Kallas explains three compelling reasons to forage wild foods: “No. 1, it’s just fun. No. 2, it’s an activity that the whole family can do together. No. 3, the very best diets have great diversity.

“The Mediterranean diet should have been called the Mediterranean wild food diet because the original diet depended on Greek grannies going out and harvesting. They knew on average about 110 wild foods, and ate about eight species of vegetable matter for every one species we eat.”

Kallas started foraging in his youth. During a six-month backpacking trip around Europe during his college days in the 1970s, he talked to locals everywhere about their foraging practices. By the end of the trip, he was sourcing all his vegetables from the wild. He even returned to Michigan State University qualified to start teaching classes on the topic.

His first book, “Edible Wild Plants, published in 2010, soon will be followed by a second edition, headed to the printer shortly. Kallas offers multiple workshops throughout the spring, summer and early fall, with three classes on his September calendar focusing on wild forest fruits, neighborhood foraging and processing acorns. Every year, Kallas organizes a multi-day workshop on sea vegetables, shellfish and coastal wild edible plants in May, and another one on wild foods in June.

This time of year, fruits and nuts are the main quarry of the dedicated forager, with late summer and autumn adding elderberries, Saskatoon berries, chokecherries, Oregon grape, mountain ash, crab apples, hawthorn berries, black walnuts, acorns, native beaked hazelnuts and more.

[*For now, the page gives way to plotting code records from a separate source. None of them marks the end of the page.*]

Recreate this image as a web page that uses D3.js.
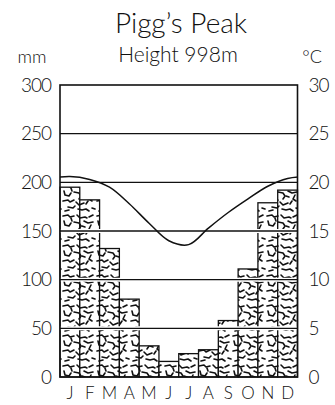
<!DOCTYPE html>
<html>
<head>
<meta charset="utf-8">
<script src="https://cdn.jsdelivr.net/npm/d3@7"></script>
<style>
  body { margin: 0; background: #fff; }
  text { font-family: Lato, "DejaVu Sans", sans-serif; fill: #111; }
</style>
</head>
<body>
<div id="chart"></div>
<script>
// climate data
var months = ["J","F","M","A","M","J","J","A","S","O","N","D"];
var rainfall = [195, 182, 132, 80, 32, 16, 24, 28, 58, 111, 179, 192];   // mm
var temperature = [20.6, 20.3, 19.5, 17.8, 15.8, 14.0, 13.6, 15.3, 16.9, 18.3, 19.6, 20.4]; // °C
var mmTicks = [0, 50, 100, 150, 200, 250, 300];
var tempTicks = [0, 5, 10, 15, 20, 25, 30];
var gridTicks = [50, 100, 150, 200, 250];

var width = 335, height = 405;
var plot = {left: 60, right: 297.5, top: 85, bottom: 377};

var svg = d3.select("#chart").append("svg")
    .attr("width", width)
    .attr("height", height);

// scribbly texture used inside the rain bars
var defs = svg.append("defs");
var pat = defs.append("pattern")
    .attr("id", "scribble")
    .attr("patternUnits", "userSpaceOnUse")
    .attr("x", 62).attr("y", 3)
    .attr("width", 34).attr("height", 30);
pat.append("rect").attr("width", 34).attr("height", 30).attr("fill", "#fff");
var strokes = [
  "M1,3 l5,-1 l2,2 l4,-1",
  "M15,2 l3,3 l5,-1 l2,1",
  "M27,4 l4,-2",
  "M2,8 l1,4 l4,1 l2,-3",
  "M12,9 l5,1 l2,3 l-2,3",
  "M22,8 l4,2 l5,-1",
  "M29,12 l-2,4 l3,2",
  "M1,18 l5,-1 l2,2 l4,-2",
  "M14,19 l3,3 l5,-2",
  "M24,21 l2,-3",
  "M6,24 l5,1 l2,-2",
  "M16,26 l4,1 l4,-1 l3,2",
  "M30,25 l3,1",
  "M9,5 l1,3",
  "M20,13 l3,1",
  "M3,28 l4,-1"
];
pat.selectAll("path").data(strokes).enter().append("path")
    .attr("d", function(d) { return d; })
    .attr("fill", "none")
    .attr("stroke", "#111")
    .attr("stroke-width", 1.6)
    .attr("stroke-linecap", "round")
    .attr("stroke-linejoin", "round");

var x = d3.scaleBand()
    .domain(d3.range(12))
    .range([plot.left, plot.right])
    .padding(0);

var y = d3.scaleLinear().domain([0, 300]).range([plot.bottom, plot.top]);
var yT = d3.scaleLinear().domain([0, 30]).range([plot.bottom, plot.top]);

// rain bars
svg.append("g").selectAll("rect")
    .data(rainfall)
    .enter().append("rect")
    .attr("x", function(d, i) { return x(i); })
    .attr("y", function(d) { return y(d); })
    .attr("width", x.bandwidth())
    .attr("height", function(d) { return y(0) - y(d); })
    .attr("fill", "url(#scribble)")
    .attr("stroke", "#111")
    .attr("stroke-width", 1.3);

// grid lines, with a white halo so they read through the texture
var grid = svg.append("g");
grid.selectAll("line.halo").data(gridTicks).enter().append("line")
    .attr("class", "halo")
    .attr("x1", plot.left).attr("x2", plot.right)
    .attr("y1", function(d) { return y(d); })
    .attr("y2", function(d) { return y(d); })
    .attr("stroke", "#fff").attr("stroke-width", 4);
grid.selectAll("line.grid").data(gridTicks).enter().append("line")
    .attr("class", "grid")
    .attr("x1", plot.left).attr("x2", plot.right)
    .attr("y1", function(d) { return y(d); })
    .attr("y2", function(d) { return y(d); })
    .attr("stroke", "#111").attr("stroke-width", 1.3);

// temperature curve (wraps Dec/Jan so it runs edge to edge)
svg.append("clipPath").attr("id", "clip")
  .append("rect")
    .attr("x", plot.left).attr("y", plot.top)
    .attr("width", plot.right - plot.left)
    .attr("height", plot.bottom - plot.top);

var tempPts = d3.range(-1, 13).map(function(i) {
  return [x(0) + (i + 0.5) * x.bandwidth(), yT(temperature[(i + 12) % 12])];
});

svg.append("path")
    .datum(tempPts)
    .attr("clip-path", "url(#clip)")
    .attr("fill", "none")
    .attr("stroke", "#111")
    .attr("stroke-width", 1.5)
    .attr("d", d3.line().curve(d3.curveCatmullRom.alpha(0.5)));

// frame
svg.append("rect")
    .attr("x", plot.left).attr("y", plot.top)
    .attr("width", plot.right - plot.left)
    .attr("height", plot.bottom - plot.top)
    .attr("fill", "none")
    .attr("stroke", "#111")
    .attr("stroke-width", 1.6);

// axes
var left = svg.append("g")
    .attr("transform", "translate(" + plot.left + ",0)")
    .call(d3.axisLeft(y).tickValues(mmTicks).tickSize(0).tickPadding(9));
var right = svg.append("g")
    .attr("transform", "translate(" + plot.right + ",0)")
    .call(d3.axisRight(yT).tickValues(tempTicks).tickSize(0).tickPadding(11));
var bottom = svg.append("g")
    .attr("transform", "translate(0," + plot.bottom + ")")
    .call(d3.axisBottom(x).tickFormat(function(i) { return months[i]; }).tickSize(0).tickPadding(10));

[left, right, bottom].forEach(function(g) {
  g.select(".domain").remove();
  g.selectAll("text")
    .style("font-family", "Lato, 'DejaVu Sans', sans-serif")
    .style("font-weight", 300)
    .attr("fill", "#111");
});
left.selectAll("text").style("font-size", "19px").style("letter-spacing", "-1px");
right.selectAll("text").style("font-size", "19px").style("letter-spacing", "-1px");
bottom.selectAll("text").style("font-size", "17px");

// titles
svg.append("text")
    .attr("x", 181).attr("y", 33)
    .attr("text-anchor", "middle")
    .style("font-size", "28px").style("font-weight", 300)
    .text("Pigg\u2019s Peak");
svg.append("text")
    .attr("x", 178).attr("y", 62)
    .attr("text-anchor", "middle")
    .style("font-size", "21px").style("font-weight", 300)
    .text("Height 998m");
svg.append("text")
    .attr("x", 32).attr("y", 63)
    .attr("text-anchor", "middle")
    .style("font-size", "18px").style("font-weight", 300)
    .text("mm");
svg.append("text")
    .attr("x", 312).attr("y", 63)
    .attr("text-anchor", "middle")
    .style("font-size", "18px").style("font-weight", 300)
    .text("\u00B0C");
</script>
</body>
</html>
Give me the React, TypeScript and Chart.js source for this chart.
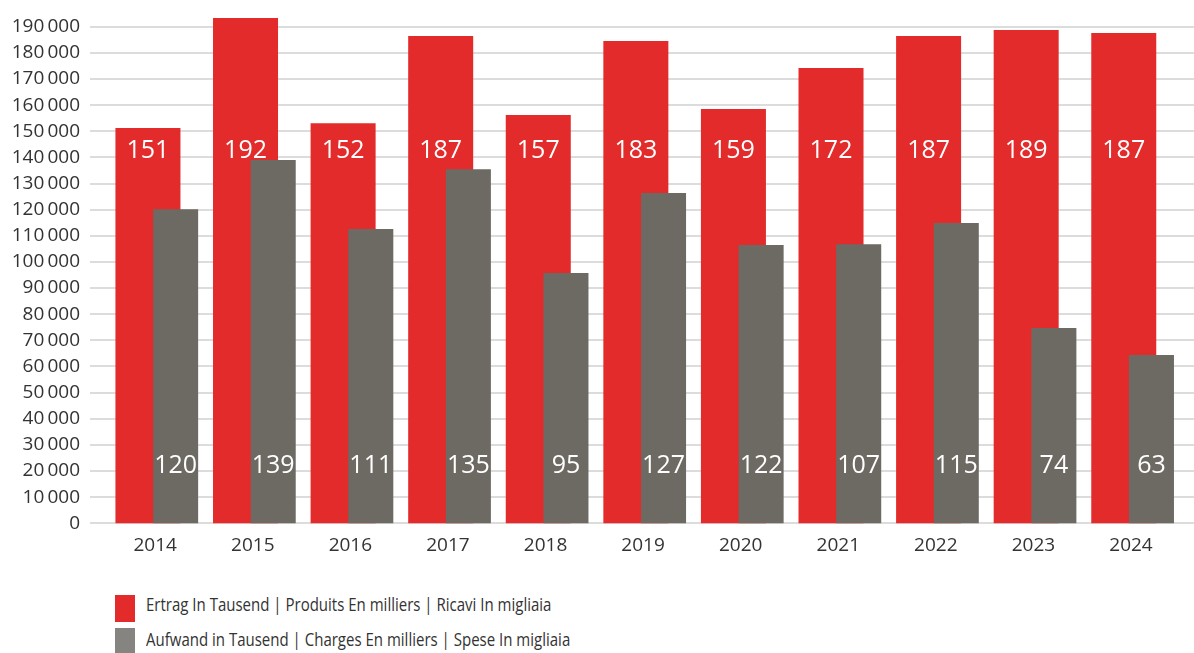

Some greens can be harvested in fall, including purslane, common mallow and sheep sorrel. During spring, the wealth of tender greens that burst forth can easily be harvested and sautéed, eaten raw, added to soups and omelets, pulverized into pesto or tossed on a pizza.

Climate change

As a full-time wild foods expert, Kallas is uniquely attuned to the timing of when plants sprout, bloom, seed or die. “If plants are struggling, they want to go to fruit right away because their priority is to reproduce. They want to get the seed out there, but climate change is causing chaos. Some plants produce early and some produce late. I’ve been doing the same four-day rendezvous for 18 years. This year, the cattails were almost two weeks off. I really notice this because I have to set up these workshops nine months in advance, so I have to predict when things are going to be there in order to teach them.”

While Kallas’ workshop students may not go on to make wild foods a regular part of their diet, it’s unquestionably eye-opening to glimpse of the great variety and abundance of these forageable foods. Simply knowing another berry to nibble on in the woods, such as thimbleberries or Oregon grape, or a vibrant green to harvest in the spring like cat’s ear or wild sweet pea, can enrich a hike, camping trip or country ramble immeasurably, and potentially enrich one’s diet as well.


 

Hawthorn Sorbet

“This recipe can use any hawthorn berry. I used Crataegus crus-galli (Cockspur Hawthorn).” —John Kallas

4 cups hawthorn berries
½ cup cooking water
¼ cup lime juice
1 cup sugar
* zest from 2 limes, finely chopped

Place four cups berries in same amount of water. Cook until soft. Drain (saving water) and run berries through food mill or food processor to create purée. Set aside/ Dissolve sugar in ½ cup reserved water, plus lime juice and zest, stirring until mostly dissolved. Add purée. Blend all ingredients well. Finish in ice cream maker. Add sprig of fresh mint for garnish.